-- Provided data --
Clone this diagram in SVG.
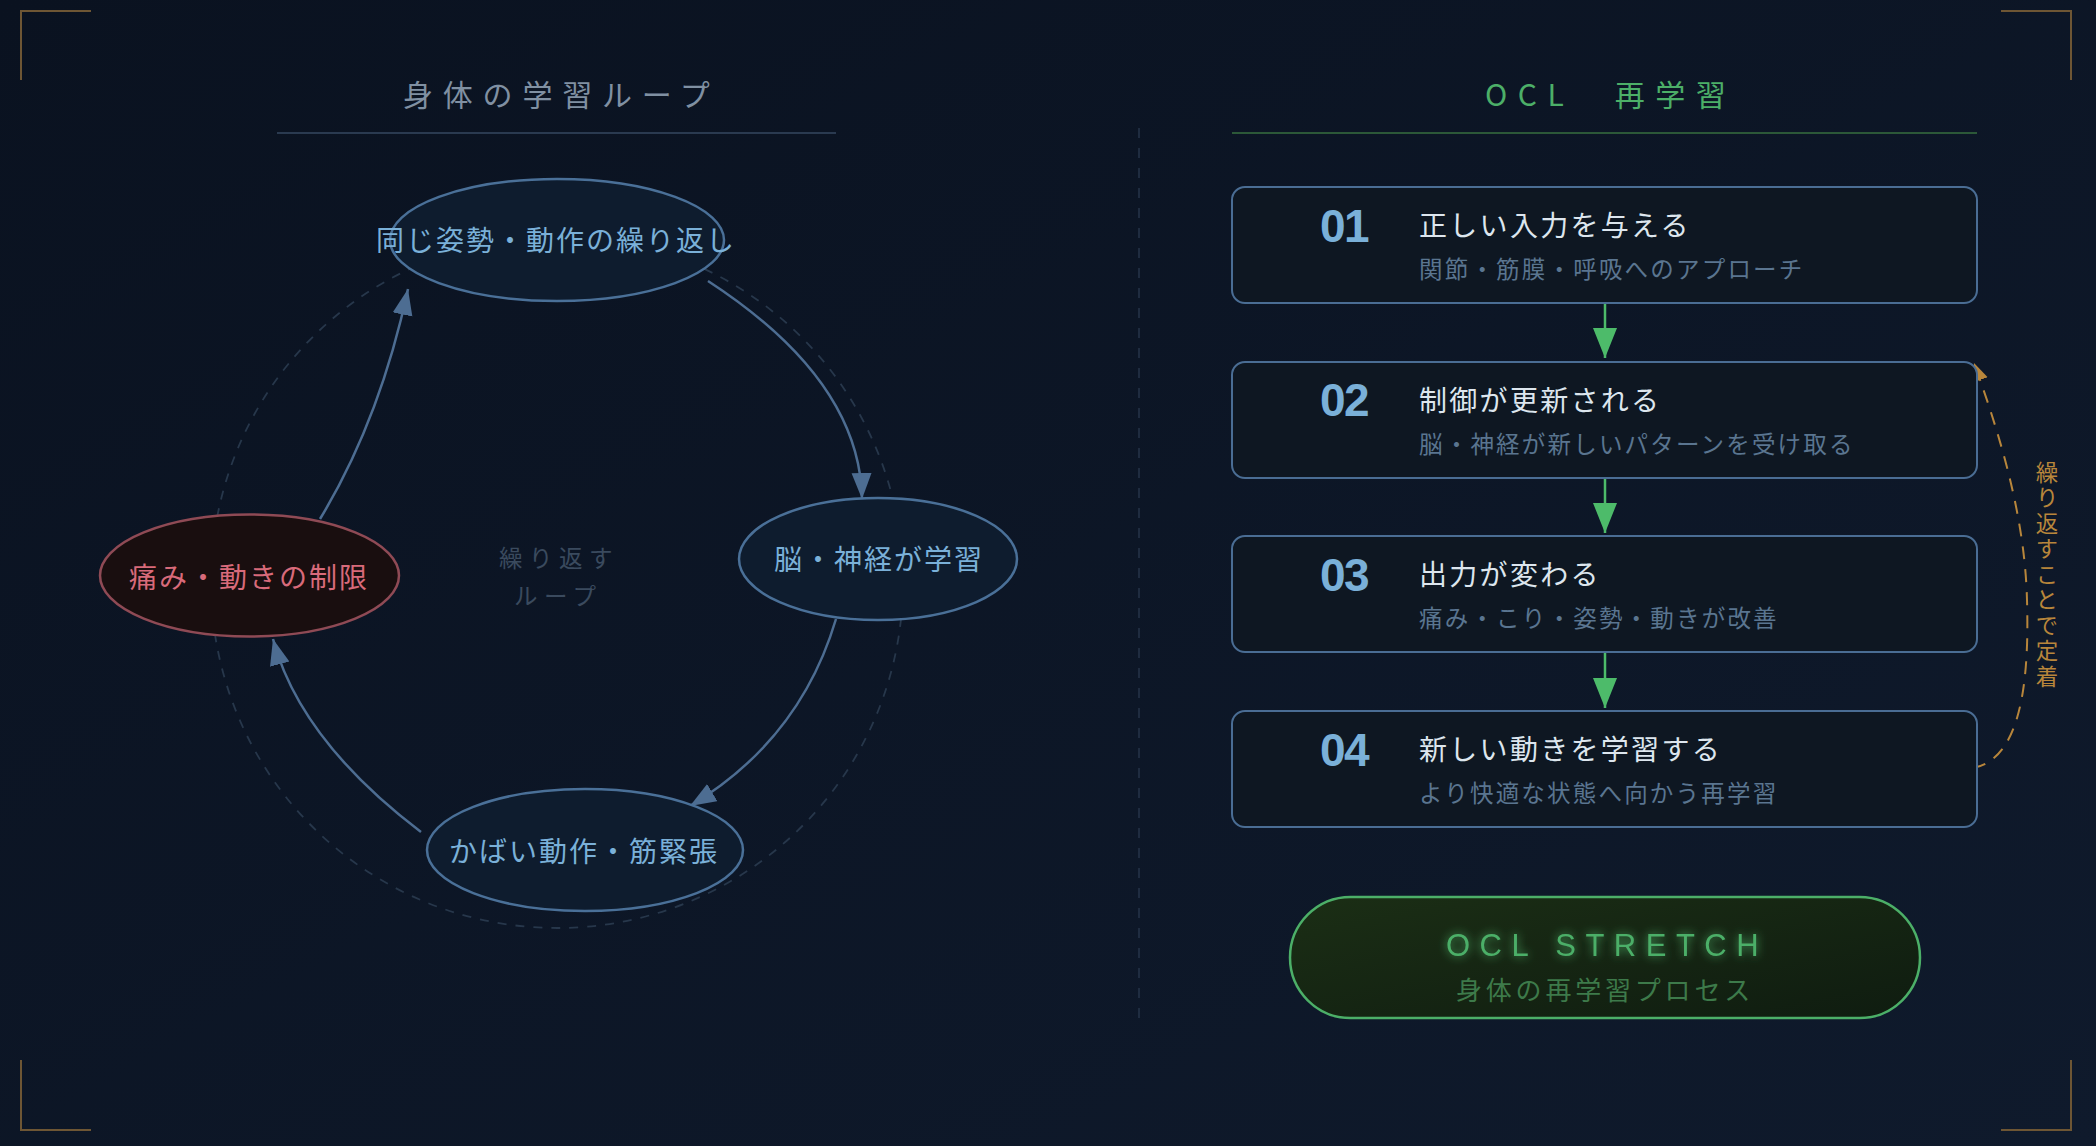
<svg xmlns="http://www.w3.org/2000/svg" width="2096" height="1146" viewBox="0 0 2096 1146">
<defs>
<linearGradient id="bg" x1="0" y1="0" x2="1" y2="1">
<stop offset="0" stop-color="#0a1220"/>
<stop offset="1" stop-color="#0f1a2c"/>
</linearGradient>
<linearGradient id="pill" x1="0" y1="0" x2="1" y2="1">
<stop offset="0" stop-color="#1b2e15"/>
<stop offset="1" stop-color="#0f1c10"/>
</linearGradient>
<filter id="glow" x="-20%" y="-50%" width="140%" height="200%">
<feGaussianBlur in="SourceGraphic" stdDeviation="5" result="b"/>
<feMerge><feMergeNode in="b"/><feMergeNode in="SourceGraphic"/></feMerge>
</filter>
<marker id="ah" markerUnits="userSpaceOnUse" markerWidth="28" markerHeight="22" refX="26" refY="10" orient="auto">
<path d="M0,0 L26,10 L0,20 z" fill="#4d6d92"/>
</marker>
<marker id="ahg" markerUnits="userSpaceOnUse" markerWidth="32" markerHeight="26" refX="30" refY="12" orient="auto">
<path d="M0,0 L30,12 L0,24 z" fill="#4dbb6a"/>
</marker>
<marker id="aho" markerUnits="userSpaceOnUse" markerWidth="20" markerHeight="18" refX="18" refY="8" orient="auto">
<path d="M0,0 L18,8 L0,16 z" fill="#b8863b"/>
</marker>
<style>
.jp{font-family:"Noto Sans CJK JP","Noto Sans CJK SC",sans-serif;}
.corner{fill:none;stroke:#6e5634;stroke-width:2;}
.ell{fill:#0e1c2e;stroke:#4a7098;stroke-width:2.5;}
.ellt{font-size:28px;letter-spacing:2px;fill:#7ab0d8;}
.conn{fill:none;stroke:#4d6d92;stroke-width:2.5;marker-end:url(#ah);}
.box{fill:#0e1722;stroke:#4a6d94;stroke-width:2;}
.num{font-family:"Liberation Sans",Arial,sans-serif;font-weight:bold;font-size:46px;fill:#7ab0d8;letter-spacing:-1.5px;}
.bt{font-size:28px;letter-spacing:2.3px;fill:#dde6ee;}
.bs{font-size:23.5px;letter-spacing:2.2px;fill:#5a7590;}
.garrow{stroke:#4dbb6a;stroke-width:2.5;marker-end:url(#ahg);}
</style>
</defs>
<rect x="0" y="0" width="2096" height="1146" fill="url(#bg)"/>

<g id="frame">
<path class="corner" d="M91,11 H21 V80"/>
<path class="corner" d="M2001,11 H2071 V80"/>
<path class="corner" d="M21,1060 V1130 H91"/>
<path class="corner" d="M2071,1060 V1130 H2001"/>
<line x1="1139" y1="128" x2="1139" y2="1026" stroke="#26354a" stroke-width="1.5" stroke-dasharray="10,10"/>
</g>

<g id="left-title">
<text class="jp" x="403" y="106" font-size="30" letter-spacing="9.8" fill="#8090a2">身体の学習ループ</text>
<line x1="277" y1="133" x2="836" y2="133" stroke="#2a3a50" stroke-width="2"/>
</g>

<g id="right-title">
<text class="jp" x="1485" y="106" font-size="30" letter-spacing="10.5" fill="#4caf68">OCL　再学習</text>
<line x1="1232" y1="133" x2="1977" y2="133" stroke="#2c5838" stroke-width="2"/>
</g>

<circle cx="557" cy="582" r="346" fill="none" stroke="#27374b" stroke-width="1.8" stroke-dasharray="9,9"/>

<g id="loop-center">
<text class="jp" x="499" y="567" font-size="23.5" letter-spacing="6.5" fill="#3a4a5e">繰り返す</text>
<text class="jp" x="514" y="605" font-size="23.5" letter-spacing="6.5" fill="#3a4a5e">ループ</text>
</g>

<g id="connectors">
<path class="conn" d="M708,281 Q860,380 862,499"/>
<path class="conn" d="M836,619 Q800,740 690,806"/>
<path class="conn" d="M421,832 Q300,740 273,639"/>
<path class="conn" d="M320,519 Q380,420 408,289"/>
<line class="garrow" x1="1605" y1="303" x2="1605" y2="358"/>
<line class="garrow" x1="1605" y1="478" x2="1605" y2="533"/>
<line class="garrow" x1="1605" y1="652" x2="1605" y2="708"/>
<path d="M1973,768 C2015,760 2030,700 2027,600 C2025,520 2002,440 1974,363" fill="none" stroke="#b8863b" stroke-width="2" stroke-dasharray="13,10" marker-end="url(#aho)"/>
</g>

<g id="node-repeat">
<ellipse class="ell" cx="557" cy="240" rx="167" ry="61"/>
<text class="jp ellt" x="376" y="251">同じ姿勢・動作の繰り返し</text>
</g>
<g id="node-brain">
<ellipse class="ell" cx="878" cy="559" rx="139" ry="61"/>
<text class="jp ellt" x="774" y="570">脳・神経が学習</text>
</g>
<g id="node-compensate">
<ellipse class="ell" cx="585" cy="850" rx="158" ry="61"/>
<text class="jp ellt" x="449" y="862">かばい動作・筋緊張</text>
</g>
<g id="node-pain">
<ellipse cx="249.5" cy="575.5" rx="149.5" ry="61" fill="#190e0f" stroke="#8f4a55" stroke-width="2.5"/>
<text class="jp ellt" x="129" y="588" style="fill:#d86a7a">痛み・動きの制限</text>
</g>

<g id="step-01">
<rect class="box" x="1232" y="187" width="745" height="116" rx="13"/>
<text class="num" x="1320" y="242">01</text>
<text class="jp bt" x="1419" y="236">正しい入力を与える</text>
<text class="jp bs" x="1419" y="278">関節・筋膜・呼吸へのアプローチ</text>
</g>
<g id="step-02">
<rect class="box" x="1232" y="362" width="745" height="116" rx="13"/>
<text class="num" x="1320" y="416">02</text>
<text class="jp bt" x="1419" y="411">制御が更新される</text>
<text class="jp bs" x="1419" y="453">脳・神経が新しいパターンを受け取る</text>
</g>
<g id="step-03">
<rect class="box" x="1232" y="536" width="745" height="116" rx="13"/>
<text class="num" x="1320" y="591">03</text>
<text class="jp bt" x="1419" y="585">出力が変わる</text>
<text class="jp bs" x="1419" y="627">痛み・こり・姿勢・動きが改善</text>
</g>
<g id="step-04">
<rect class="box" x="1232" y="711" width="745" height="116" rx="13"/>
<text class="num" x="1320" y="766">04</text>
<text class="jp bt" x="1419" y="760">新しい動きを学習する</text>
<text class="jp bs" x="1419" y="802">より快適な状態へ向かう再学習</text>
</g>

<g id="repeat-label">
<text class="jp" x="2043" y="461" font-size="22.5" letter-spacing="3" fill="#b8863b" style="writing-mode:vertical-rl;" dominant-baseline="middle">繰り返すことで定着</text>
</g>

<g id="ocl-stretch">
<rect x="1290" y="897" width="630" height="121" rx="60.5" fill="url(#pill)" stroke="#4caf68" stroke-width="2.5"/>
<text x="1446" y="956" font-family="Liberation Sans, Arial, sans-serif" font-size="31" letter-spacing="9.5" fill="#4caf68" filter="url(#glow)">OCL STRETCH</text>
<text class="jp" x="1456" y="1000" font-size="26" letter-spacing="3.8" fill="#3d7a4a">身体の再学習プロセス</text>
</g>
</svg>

-- Exercise instructions --
Give every line above again exactly, with no pictures.

-- Answer to this task --
Clone this diagram in SVG.
<svg xmlns="http://www.w3.org/2000/svg" width="2096" height="1146" viewBox="0 0 2096 1146">
<defs>
<linearGradient id="bg" x1="0" y1="0" x2="1" y2="1">
<stop offset="0" stop-color="#0a1220"/>
<stop offset="1" stop-color="#0f1a2c"/>
</linearGradient>
<linearGradient id="pill" x1="0" y1="0" x2="1" y2="1">
<stop offset="0" stop-color="#1b2e15"/>
<stop offset="1" stop-color="#0f1c10"/>
</linearGradient>
<filter id="glow" x="-20%" y="-50%" width="140%" height="200%">
<feGaussianBlur in="SourceGraphic" stdDeviation="5" result="b"/>
<feMerge><feMergeNode in="b"/><feMergeNode in="SourceGraphic"/></feMerge>
</filter>
<marker id="ah" markerUnits="userSpaceOnUse" markerWidth="28" markerHeight="22" refX="26" refY="10" orient="auto">
<path d="M0,0 L26,10 L0,20 z" fill="#4d6d92"/>
</marker>
<marker id="ahg" markerUnits="userSpaceOnUse" markerWidth="32" markerHeight="26" refX="30" refY="12" orient="auto">
<path d="M0,0 L30,12 L0,24 z" fill="#4dbb6a"/>
</marker>
<marker id="aho" markerUnits="userSpaceOnUse" markerWidth="20" markerHeight="18" refX="18" refY="8" orient="auto">
<path d="M0,0 L18,8 L0,16 z" fill="#b8863b"/>
</marker>
<style>
.jp{font-family:"Noto Sans CJK JP","Noto Sans CJK SC",sans-serif;}
.corner{fill:none;stroke:#6e5634;stroke-width:2;}
.ell{fill:#0e1c2e;stroke:#4a7098;stroke-width:2.5;}
.ellt{font-size:28px;letter-spacing:2px;fill:#7ab0d8;}
.conn{fill:none;stroke:#4d6d92;stroke-width:2.5;marker-end:url(#ah);}
.box{fill:#0e1722;stroke:#4a6d94;stroke-width:2;}
.num{font-family:"Liberation Sans",Arial,sans-serif;font-weight:bold;font-size:46px;fill:#7ab0d8;letter-spacing:-1.5px;}
.bt{font-size:28px;letter-spacing:2.3px;fill:#dde6ee;}
.bs{font-size:23.5px;letter-spacing:2.2px;fill:#5a7590;}
.garrow{stroke:#4dbb6a;stroke-width:2.5;marker-end:url(#ahg);}
</style>
</defs>
<rect x="0" y="0" width="2096" height="1146" fill="url(#bg)"/>

<g id="frame">
<path class="corner" d="M91,11 H21 V80"/>
<path class="corner" d="M2001,11 H2071 V80"/>
<path class="corner" d="M21,1060 V1130 H91"/>
<path class="corner" d="M2071,1060 V1130 H2001"/>
<line x1="1139" y1="128" x2="1139" y2="1026" stroke="#26354a" stroke-width="1.5" stroke-dasharray="10,10"/>
</g>

<g id="left-title">
<text class="jp" x="403" y="106" font-size="30" letter-spacing="9.8" fill="#8090a2">身体の学習ループ</text>
<line x1="277" y1="133" x2="836" y2="133" stroke="#2a3a50" stroke-width="2"/>
</g>

<g id="right-title">
<text class="jp" x="1485" y="106" font-size="30" letter-spacing="10.5" fill="#4caf68">OCL　再学習</text>
<line x1="1232" y1="133" x2="1977" y2="133" stroke="#2c5838" stroke-width="2"/>
</g>

<circle cx="557" cy="582" r="346" fill="none" stroke="#27374b" stroke-width="1.8" stroke-dasharray="9,9"/>

<g id="loop-center">
<text class="jp" x="499" y="567" font-size="23.5" letter-spacing="6.5" fill="#3a4a5e">繰り返す</text>
<text class="jp" x="514" y="605" font-size="23.5" letter-spacing="6.5" fill="#3a4a5e">ループ</text>
</g>

<g id="connectors">
<path class="conn" d="M708,281 Q860,380 862,499"/>
<path class="conn" d="M836,619 Q800,740 690,806"/>
<path class="conn" d="M421,832 Q300,740 273,639"/>
<path class="conn" d="M320,519 Q380,420 408,289"/>
<line class="garrow" x1="1605" y1="303" x2="1605" y2="358"/>
<line class="garrow" x1="1605" y1="478" x2="1605" y2="533"/>
<line class="garrow" x1="1605" y1="652" x2="1605" y2="708"/>
<path d="M1973,768 C2015,760 2030,700 2027,600 C2025,520 2002,440 1974,363" fill="none" stroke="#b8863b" stroke-width="2" stroke-dasharray="13,10" marker-end="url(#aho)"/>
</g>

<g id="node-repeat">
<ellipse class="ell" cx="557" cy="240" rx="167" ry="61"/>
<text class="jp ellt" x="376" y="251">同じ姿勢・動作の繰り返し</text>
</g>
<g id="node-brain">
<ellipse class="ell" cx="878" cy="559" rx="139" ry="61"/>
<text class="jp ellt" x="774" y="570">脳・神経が学習</text>
</g>
<g id="node-compensate">
<ellipse class="ell" cx="585" cy="850" rx="158" ry="61"/>
<text class="jp ellt" x="449" y="862">かばい動作・筋緊張</text>
</g>
<g id="node-pain">
<ellipse cx="249.5" cy="575.5" rx="149.5" ry="61" fill="#190e0f" stroke="#8f4a55" stroke-width="2.5"/>
<text class="jp ellt" x="129" y="588" style="fill:#d86a7a">痛み・動きの制限</text>
</g>

<g id="step-01">
<rect class="box" x="1232" y="187" width="745" height="116" rx="13"/>
<text class="num" x="1320" y="242">01</text>
<text class="jp bt" x="1419" y="236">正しい入力を与える</text>
<text class="jp bs" x="1419" y="278">関節・筋膜・呼吸へのアプローチ</text>
</g>
<g id="step-02">
<rect class="box" x="1232" y="362" width="745" height="116" rx="13"/>
<text class="num" x="1320" y="416">02</text>
<text class="jp bt" x="1419" y="411">制御が更新される</text>
<text class="jp bs" x="1419" y="453">脳・神経が新しいパターンを受け取る</text>
</g>
<g id="step-03">
<rect class="box" x="1232" y="536" width="745" height="116" rx="13"/>
<text class="num" x="1320" y="591">03</text>
<text class="jp bt" x="1419" y="585">出力が変わる</text>
<text class="jp bs" x="1419" y="627">痛み・こり・姿勢・動きが改善</text>
</g>
<g id="step-04">
<rect class="box" x="1232" y="711" width="745" height="116" rx="13"/>
<text class="num" x="1320" y="766">04</text>
<text class="jp bt" x="1419" y="760">新しい動きを学習する</text>
<text class="jp bs" x="1419" y="802">より快適な状態へ向かう再学習</text>
</g>

<g id="repeat-label">
<text class="jp" x="2043" y="461" font-size="22.5" letter-spacing="3" fill="#b8863b" style="writing-mode:vertical-rl;" dominant-baseline="middle">繰り返すことで定着</text>
</g>

<g id="ocl-stretch">
<rect x="1290" y="897" width="630" height="121" rx="60.5" fill="url(#pill)" stroke="#4caf68" stroke-width="2.5"/>
<text x="1446" y="956" font-family="Liberation Sans, Arial, sans-serif" font-size="31" letter-spacing="9.5" fill="#4caf68" filter="url(#glow)">OCL STRETCH</text>
<text class="jp" x="1456" y="1000" font-size="26" letter-spacing="3.8" fill="#3d7a4a">身体の再学習プロセス</text>
</g>
</svg>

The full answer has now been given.